### INFORMATION SHOWN:
* Begin *

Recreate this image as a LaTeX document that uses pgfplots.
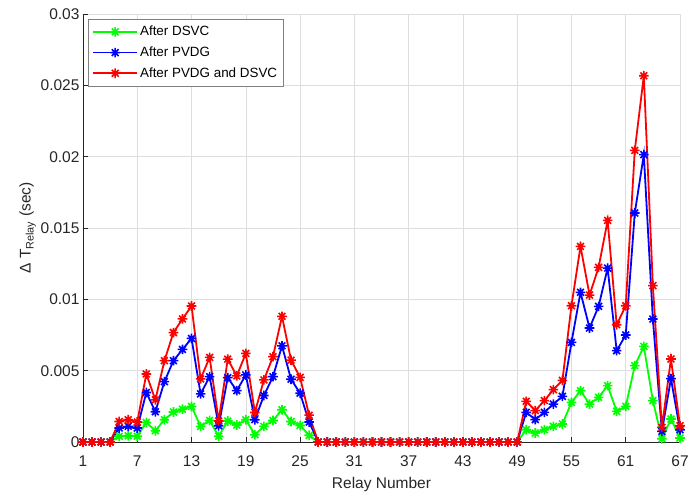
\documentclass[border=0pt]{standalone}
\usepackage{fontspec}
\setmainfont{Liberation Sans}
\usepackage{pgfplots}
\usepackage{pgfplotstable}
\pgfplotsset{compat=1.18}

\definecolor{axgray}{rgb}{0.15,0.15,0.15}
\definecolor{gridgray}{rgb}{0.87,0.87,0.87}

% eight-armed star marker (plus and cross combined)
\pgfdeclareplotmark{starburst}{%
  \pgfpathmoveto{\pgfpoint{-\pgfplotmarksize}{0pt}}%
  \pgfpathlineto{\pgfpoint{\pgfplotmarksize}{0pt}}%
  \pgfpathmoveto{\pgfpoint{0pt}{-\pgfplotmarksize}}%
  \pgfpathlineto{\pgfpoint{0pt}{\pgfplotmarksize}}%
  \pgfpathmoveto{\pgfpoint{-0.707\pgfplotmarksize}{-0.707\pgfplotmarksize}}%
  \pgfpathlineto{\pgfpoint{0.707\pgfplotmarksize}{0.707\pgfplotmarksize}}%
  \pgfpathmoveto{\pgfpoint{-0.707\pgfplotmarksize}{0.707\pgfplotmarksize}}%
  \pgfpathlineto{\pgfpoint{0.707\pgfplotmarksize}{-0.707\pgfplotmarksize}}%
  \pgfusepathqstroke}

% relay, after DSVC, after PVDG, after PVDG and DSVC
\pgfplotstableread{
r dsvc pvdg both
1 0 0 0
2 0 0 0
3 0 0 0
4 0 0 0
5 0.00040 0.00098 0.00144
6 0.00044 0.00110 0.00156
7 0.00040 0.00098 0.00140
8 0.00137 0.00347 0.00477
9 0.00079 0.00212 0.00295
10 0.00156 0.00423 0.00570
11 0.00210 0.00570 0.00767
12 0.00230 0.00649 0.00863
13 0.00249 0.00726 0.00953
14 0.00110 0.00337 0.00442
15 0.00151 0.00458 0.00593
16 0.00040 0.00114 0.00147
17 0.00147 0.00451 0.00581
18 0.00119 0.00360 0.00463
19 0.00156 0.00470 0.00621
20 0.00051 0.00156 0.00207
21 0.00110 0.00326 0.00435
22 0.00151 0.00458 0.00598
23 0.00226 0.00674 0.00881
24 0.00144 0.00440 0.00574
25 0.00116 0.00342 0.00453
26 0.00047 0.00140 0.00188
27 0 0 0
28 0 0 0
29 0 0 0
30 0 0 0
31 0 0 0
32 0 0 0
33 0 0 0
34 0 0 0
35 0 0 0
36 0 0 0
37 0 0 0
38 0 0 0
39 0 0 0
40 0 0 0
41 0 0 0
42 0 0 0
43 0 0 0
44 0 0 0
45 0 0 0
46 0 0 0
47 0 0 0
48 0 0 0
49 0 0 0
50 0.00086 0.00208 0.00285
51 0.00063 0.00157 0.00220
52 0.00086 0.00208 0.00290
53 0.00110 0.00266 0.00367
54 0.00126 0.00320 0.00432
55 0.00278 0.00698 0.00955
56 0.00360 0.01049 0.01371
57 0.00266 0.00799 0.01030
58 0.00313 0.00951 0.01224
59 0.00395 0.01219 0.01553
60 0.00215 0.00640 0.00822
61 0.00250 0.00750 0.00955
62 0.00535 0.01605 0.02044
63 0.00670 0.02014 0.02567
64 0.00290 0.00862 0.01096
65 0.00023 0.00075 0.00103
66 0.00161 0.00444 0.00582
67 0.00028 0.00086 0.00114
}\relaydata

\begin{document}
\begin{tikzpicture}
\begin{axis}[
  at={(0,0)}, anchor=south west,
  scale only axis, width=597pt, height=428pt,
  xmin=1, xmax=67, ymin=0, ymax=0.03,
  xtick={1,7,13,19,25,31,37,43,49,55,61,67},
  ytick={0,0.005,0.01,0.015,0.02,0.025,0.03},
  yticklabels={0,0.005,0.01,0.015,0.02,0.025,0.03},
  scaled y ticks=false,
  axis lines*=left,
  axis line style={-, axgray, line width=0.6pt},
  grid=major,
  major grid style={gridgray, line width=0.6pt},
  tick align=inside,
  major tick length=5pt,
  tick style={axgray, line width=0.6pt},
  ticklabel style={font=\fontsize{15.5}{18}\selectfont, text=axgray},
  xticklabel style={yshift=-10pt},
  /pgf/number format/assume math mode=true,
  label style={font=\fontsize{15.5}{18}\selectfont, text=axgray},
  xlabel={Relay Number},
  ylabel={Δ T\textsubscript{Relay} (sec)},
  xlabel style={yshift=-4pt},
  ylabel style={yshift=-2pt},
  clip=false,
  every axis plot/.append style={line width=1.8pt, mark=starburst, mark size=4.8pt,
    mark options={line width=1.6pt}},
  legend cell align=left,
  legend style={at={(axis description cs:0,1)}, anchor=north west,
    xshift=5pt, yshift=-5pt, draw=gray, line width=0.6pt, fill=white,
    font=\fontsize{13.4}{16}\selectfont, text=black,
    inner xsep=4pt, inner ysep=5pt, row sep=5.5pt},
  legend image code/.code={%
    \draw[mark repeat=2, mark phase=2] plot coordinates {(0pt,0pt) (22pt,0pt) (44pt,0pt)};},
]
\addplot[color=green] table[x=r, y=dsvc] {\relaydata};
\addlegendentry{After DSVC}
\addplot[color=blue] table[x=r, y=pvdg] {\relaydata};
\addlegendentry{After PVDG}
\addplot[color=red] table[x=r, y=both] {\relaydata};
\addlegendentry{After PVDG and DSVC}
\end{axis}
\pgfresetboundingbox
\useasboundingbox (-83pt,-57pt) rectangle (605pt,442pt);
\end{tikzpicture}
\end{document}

* End *

### WORK TO DO:
Tell how many lines of the material above hold "image", answering with a bare number.

### ANSWER IN FULL:
2